Stated exercise:
Reproduce from the records below, with no pictures, exactly the lines between the one containing "Reproduce this chart" and the one containing "0.2, 0, 0, 5, 5];", inclusive.

Stored rows:
▽
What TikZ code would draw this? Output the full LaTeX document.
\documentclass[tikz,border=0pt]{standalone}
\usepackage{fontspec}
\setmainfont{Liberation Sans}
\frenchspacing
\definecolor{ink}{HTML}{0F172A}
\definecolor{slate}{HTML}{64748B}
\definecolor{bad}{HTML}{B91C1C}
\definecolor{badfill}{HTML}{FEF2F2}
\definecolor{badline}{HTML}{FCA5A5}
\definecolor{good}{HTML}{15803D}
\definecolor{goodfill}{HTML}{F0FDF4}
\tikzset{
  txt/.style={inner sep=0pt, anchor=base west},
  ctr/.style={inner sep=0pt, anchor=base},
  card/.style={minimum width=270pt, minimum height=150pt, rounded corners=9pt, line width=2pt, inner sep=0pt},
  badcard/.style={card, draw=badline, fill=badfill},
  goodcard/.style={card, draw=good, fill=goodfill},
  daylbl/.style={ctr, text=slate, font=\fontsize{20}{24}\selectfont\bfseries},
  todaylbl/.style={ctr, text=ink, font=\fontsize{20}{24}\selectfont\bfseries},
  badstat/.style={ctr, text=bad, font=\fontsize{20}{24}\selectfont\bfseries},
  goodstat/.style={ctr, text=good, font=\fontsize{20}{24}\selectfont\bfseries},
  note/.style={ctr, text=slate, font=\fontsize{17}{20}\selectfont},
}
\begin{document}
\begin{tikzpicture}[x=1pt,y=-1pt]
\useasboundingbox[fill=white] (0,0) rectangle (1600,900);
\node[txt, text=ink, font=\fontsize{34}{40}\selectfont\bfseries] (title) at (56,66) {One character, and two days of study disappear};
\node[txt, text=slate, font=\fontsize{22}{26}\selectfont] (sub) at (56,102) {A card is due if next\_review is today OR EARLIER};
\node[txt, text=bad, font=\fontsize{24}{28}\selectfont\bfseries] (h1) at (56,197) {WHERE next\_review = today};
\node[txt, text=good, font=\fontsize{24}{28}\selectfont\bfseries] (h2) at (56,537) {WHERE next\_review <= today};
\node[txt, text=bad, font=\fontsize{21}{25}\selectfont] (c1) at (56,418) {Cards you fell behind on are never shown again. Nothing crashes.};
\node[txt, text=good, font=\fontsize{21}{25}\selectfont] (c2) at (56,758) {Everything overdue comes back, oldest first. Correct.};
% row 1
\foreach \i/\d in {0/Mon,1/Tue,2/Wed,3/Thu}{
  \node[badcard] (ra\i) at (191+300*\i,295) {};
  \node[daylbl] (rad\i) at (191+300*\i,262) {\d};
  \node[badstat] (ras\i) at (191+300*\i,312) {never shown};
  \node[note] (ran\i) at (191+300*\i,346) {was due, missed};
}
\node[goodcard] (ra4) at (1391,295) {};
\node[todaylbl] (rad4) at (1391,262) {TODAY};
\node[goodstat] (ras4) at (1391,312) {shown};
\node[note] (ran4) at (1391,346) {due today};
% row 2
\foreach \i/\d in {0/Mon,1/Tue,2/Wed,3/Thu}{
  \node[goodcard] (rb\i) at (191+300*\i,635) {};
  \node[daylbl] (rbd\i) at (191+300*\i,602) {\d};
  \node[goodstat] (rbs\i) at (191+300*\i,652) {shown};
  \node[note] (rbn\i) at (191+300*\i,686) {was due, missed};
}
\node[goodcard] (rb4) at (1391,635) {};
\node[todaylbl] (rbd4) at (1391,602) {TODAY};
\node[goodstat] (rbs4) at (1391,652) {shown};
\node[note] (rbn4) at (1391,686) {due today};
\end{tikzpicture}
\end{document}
△
▽
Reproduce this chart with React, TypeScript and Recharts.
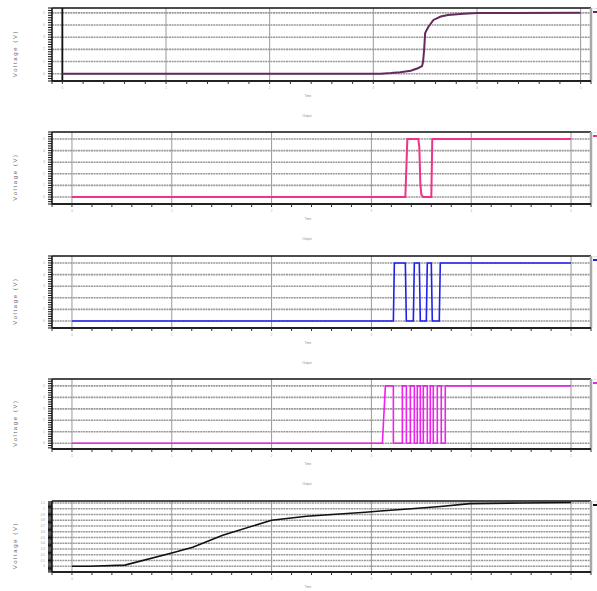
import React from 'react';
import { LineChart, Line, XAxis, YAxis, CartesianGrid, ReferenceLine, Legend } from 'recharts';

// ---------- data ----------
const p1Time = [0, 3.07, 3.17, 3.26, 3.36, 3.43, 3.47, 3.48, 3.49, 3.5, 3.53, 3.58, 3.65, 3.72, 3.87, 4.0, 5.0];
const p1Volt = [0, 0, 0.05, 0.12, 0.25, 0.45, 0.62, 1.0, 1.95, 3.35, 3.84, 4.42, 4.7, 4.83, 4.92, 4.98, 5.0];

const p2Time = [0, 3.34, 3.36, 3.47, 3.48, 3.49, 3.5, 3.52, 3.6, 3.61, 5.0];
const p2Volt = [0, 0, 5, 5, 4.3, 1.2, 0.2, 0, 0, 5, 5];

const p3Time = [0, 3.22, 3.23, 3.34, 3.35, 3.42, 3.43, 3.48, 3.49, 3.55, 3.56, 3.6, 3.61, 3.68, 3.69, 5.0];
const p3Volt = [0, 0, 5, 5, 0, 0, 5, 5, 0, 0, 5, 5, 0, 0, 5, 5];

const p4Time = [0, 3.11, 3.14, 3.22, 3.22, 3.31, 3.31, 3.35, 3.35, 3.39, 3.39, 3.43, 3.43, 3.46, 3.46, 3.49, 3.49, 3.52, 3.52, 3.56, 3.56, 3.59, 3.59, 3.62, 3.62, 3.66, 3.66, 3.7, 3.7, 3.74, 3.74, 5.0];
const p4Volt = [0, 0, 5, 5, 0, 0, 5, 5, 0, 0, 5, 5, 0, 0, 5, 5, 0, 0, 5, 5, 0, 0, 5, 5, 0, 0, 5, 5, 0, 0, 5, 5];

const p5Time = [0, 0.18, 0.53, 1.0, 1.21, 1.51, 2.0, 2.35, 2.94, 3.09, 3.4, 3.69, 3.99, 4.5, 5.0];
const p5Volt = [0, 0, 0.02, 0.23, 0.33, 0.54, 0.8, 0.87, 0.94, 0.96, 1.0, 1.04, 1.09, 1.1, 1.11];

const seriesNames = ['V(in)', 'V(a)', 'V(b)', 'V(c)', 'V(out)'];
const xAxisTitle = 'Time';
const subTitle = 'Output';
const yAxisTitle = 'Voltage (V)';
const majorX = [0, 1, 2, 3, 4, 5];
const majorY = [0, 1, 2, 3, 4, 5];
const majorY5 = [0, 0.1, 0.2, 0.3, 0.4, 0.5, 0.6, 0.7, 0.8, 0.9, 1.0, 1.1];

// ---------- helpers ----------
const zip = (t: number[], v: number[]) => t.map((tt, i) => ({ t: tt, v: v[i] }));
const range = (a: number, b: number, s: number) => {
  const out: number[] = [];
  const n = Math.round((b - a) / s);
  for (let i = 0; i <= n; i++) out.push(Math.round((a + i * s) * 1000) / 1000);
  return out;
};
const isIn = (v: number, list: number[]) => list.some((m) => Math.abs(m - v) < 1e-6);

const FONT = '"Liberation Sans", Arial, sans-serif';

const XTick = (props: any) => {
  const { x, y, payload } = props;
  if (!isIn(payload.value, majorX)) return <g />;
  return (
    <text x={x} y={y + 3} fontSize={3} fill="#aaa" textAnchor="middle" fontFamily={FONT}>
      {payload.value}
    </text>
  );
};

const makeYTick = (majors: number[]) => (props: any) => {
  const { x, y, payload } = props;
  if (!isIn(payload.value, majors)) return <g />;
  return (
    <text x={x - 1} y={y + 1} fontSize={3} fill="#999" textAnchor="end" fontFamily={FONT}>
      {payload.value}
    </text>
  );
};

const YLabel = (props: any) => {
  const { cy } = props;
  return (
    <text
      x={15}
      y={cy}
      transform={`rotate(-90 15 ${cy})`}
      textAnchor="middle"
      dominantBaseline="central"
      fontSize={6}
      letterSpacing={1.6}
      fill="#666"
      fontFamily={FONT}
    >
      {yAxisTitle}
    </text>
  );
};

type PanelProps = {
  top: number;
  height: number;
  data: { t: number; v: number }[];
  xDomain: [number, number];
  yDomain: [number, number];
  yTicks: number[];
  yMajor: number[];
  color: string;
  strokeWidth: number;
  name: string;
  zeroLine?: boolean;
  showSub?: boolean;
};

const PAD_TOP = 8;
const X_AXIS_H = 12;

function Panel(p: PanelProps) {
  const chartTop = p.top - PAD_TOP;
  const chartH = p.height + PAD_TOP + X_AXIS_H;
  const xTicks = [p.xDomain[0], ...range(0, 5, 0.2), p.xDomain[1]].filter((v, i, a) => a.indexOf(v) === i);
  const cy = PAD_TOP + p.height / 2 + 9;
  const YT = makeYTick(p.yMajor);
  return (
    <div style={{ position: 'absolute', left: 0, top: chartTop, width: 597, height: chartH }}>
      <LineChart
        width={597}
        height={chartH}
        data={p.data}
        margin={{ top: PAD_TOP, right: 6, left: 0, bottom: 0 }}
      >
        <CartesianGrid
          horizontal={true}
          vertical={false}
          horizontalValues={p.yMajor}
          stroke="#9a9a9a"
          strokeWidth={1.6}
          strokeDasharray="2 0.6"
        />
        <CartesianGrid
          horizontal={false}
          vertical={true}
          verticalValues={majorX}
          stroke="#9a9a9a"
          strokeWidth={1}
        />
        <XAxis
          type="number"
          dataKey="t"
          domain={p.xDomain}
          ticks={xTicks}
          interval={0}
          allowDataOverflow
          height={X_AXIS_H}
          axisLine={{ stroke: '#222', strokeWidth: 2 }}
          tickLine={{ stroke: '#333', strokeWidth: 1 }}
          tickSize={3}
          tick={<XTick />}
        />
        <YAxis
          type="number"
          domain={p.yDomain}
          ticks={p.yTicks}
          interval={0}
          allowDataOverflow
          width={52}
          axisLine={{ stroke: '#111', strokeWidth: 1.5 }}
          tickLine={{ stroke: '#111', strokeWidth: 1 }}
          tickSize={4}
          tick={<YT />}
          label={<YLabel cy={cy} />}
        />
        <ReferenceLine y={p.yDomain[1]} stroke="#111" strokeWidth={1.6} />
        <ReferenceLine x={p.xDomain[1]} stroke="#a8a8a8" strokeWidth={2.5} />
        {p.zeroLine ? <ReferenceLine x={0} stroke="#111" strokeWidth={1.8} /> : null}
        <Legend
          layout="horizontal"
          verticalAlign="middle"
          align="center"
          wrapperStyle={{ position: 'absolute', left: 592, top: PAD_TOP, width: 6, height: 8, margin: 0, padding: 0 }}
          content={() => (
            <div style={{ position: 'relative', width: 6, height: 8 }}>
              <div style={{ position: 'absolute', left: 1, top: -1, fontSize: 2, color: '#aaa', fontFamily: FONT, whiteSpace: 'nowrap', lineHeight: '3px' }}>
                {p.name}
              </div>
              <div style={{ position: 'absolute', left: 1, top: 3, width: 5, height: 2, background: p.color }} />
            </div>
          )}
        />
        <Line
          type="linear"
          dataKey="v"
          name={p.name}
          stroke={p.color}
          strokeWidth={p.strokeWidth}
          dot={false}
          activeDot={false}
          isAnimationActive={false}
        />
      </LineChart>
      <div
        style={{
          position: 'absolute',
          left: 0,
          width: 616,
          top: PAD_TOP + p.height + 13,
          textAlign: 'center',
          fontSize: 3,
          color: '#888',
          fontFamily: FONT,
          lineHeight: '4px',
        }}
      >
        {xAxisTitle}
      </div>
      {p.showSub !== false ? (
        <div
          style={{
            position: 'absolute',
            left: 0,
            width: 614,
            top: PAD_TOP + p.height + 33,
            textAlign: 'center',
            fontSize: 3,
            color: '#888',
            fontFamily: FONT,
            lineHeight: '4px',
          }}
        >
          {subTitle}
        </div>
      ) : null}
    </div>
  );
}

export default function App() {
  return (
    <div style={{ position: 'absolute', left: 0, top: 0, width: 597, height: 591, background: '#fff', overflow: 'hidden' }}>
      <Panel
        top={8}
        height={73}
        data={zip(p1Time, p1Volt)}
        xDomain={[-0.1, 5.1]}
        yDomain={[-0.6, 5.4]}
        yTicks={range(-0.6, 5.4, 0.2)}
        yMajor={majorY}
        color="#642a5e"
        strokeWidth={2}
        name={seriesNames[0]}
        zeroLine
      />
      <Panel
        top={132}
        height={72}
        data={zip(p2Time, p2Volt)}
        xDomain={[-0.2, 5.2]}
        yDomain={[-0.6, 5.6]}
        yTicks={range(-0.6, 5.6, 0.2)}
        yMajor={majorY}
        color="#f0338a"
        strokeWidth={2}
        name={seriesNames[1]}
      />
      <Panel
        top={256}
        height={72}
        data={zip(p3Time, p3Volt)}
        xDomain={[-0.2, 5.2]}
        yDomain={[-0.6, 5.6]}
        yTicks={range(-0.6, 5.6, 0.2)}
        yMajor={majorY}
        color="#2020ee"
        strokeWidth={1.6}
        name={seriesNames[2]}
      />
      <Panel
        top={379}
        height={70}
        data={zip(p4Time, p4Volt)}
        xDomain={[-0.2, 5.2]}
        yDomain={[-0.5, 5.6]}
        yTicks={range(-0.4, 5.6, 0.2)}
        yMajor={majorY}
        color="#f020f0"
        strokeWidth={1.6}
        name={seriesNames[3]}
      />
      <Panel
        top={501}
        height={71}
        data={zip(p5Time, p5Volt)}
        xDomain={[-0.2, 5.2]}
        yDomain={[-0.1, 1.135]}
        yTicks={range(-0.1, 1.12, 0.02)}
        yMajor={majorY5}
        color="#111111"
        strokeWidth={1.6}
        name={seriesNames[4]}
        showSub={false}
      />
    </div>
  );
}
△
Output for this exercise:
Reproduce this chart with React, TypeScript and Recharts.
import React from 'react';
import { LineChart, Line, XAxis, YAxis, CartesianGrid, ReferenceLine, Legend } from 'recharts';

// ---------- data ----------
const p1Time = [0, 3.07, 3.17, 3.26, 3.36, 3.43, 3.47, 3.48, 3.49, 3.5, 3.53, 3.58, 3.65, 3.72, 3.87, 4.0, 5.0];
const p1Volt = [0, 0, 0.05, 0.12, 0.25, 0.45, 0.62, 1.0, 1.95, 3.35, 3.84, 4.42, 4.7, 4.83, 4.92, 4.98, 5.0];

const p2Time = [0, 3.34, 3.36, 3.47, 3.48, 3.49, 3.5, 3.52, 3.6, 3.61, 5.0];
const p2Volt = [0, 0, 5, 5, 4.3, 1.2, 0.2, 0, 0, 5, 5];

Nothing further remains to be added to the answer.